[Job] Reproduce the entries in full, with no changes.

>>>>

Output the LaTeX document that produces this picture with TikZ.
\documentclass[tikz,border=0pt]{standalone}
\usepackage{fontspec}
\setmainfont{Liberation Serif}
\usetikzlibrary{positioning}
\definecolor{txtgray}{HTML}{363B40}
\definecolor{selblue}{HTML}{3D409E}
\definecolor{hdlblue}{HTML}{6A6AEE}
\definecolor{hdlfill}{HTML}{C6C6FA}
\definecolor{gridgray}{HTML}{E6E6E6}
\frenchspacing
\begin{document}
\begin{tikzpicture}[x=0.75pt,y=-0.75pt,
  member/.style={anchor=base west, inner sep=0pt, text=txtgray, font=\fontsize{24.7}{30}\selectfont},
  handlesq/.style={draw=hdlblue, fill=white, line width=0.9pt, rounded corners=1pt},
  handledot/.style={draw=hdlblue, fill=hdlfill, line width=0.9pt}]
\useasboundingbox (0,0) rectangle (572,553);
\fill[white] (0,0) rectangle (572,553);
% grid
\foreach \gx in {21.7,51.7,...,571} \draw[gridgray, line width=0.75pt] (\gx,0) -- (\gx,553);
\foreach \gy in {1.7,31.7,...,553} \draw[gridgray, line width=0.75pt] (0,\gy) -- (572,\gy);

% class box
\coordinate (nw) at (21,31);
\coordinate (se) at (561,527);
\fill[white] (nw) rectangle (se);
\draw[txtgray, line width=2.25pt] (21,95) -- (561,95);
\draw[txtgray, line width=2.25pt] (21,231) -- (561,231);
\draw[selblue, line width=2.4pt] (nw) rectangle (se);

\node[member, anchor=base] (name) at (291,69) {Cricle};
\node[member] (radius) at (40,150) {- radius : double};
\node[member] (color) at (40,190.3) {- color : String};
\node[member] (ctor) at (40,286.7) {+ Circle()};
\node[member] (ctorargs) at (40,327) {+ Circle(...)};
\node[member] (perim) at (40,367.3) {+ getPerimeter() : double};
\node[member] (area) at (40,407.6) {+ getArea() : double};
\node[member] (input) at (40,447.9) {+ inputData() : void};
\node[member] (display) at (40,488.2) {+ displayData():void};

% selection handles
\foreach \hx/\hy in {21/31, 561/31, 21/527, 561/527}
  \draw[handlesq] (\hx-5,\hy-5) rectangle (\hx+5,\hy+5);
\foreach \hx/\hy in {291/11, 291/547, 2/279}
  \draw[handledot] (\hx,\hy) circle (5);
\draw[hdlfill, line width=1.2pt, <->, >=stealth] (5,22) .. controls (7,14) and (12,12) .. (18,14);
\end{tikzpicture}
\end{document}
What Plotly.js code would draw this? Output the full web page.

<<<<

[Solution to the problem]
Output the LaTeX document that produces this picture with TikZ.
\documentclass[tikz,border=0pt]{standalone}
\usepackage{fontspec}
\setmainfont{Liberation Serif}
\usetikzlibrary{positioning}
\definecolor{txtgray}{HTML}{363B40}
\definecolor{selblue}{HTML}{3D409E}
\definecolor{hdlblue}{HTML}{6A6AEE}
\definecolor{hdlfill}{HTML}{C6C6FA}
\definecolor{gridgray}{HTML}{E6E6E6}
\frenchspacing
\begin{document}
\begin{tikzpicture}[x=0.75pt,y=-0.75pt,
  member/.style={anchor=base west, inner sep=0pt, text=txtgray, font=\fontsize{24.7}{30}\selectfont},
  handlesq/.style={draw=hdlblue, fill=white, line width=0.9pt, rounded corners=1pt},
  handledot/.style={draw=hdlblue, fill=hdlfill, line width=0.9pt}]
\useasboundingbox (0,0) rectangle (572,553);
\fill[white] (0,0) rectangle (572,553);
% grid
\foreach \gx in {21.7,51.7,...,571} \draw[gridgray, line width=0.75pt] (\gx,0) -- (\gx,553);
\foreach \gy in {1.7,31.7,...,553} \draw[gridgray, line width=0.75pt] (0,\gy) -- (572,\gy);

% class box
\coordinate (nw) at (21,31);
\coordinate (se) at (561,527);
\fill[white] (nw) rectangle (se);
\draw[txtgray, line width=2.25pt] (21,95) -- (561,95);
\draw[txtgray, line width=2.25pt] (21,231) -- (561,231);
\draw[selblue, line width=2.4pt] (nw) rectangle (se);

\node[member, anchor=base] (name) at (291,69) {Cricle};
\node[member] (radius) at (40,150) {- radius : double};
\node[member] (color) at (40,190.3) {- color : String};
\node[member] (ctor) at (40,286.7) {+ Circle()};
\node[member] (ctorargs) at (40,327) {+ Circle(...)};
\node[member] (perim) at (40,367.3) {+ getPerimeter() : double};
\node[member] (area) at (40,407.6) {+ getArea() : double};
\node[member] (input) at (40,447.9) {+ inputData() : void};
\node[member] (display) at (40,488.2) {+ displayData():void};

% selection handles
\foreach \hx/\hy in {21/31, 561/31, 21/527, 561/527}
  \draw[handlesq] (\hx-5,\hy-5) rectangle (\hx+5,\hy+5);
\foreach \hx/\hy in {291/11, 291/547, 2/279}
  \draw[handledot] (\hx,\hy) circle (5);
\draw[hdlfill, line width=1.2pt, <->, >=stealth] (5,22) .. controls (7,14) and (12,12) .. (18,14);
\end{tikzpicture}
\end{document}
What Plotly.js code would draw this? Output the full web page.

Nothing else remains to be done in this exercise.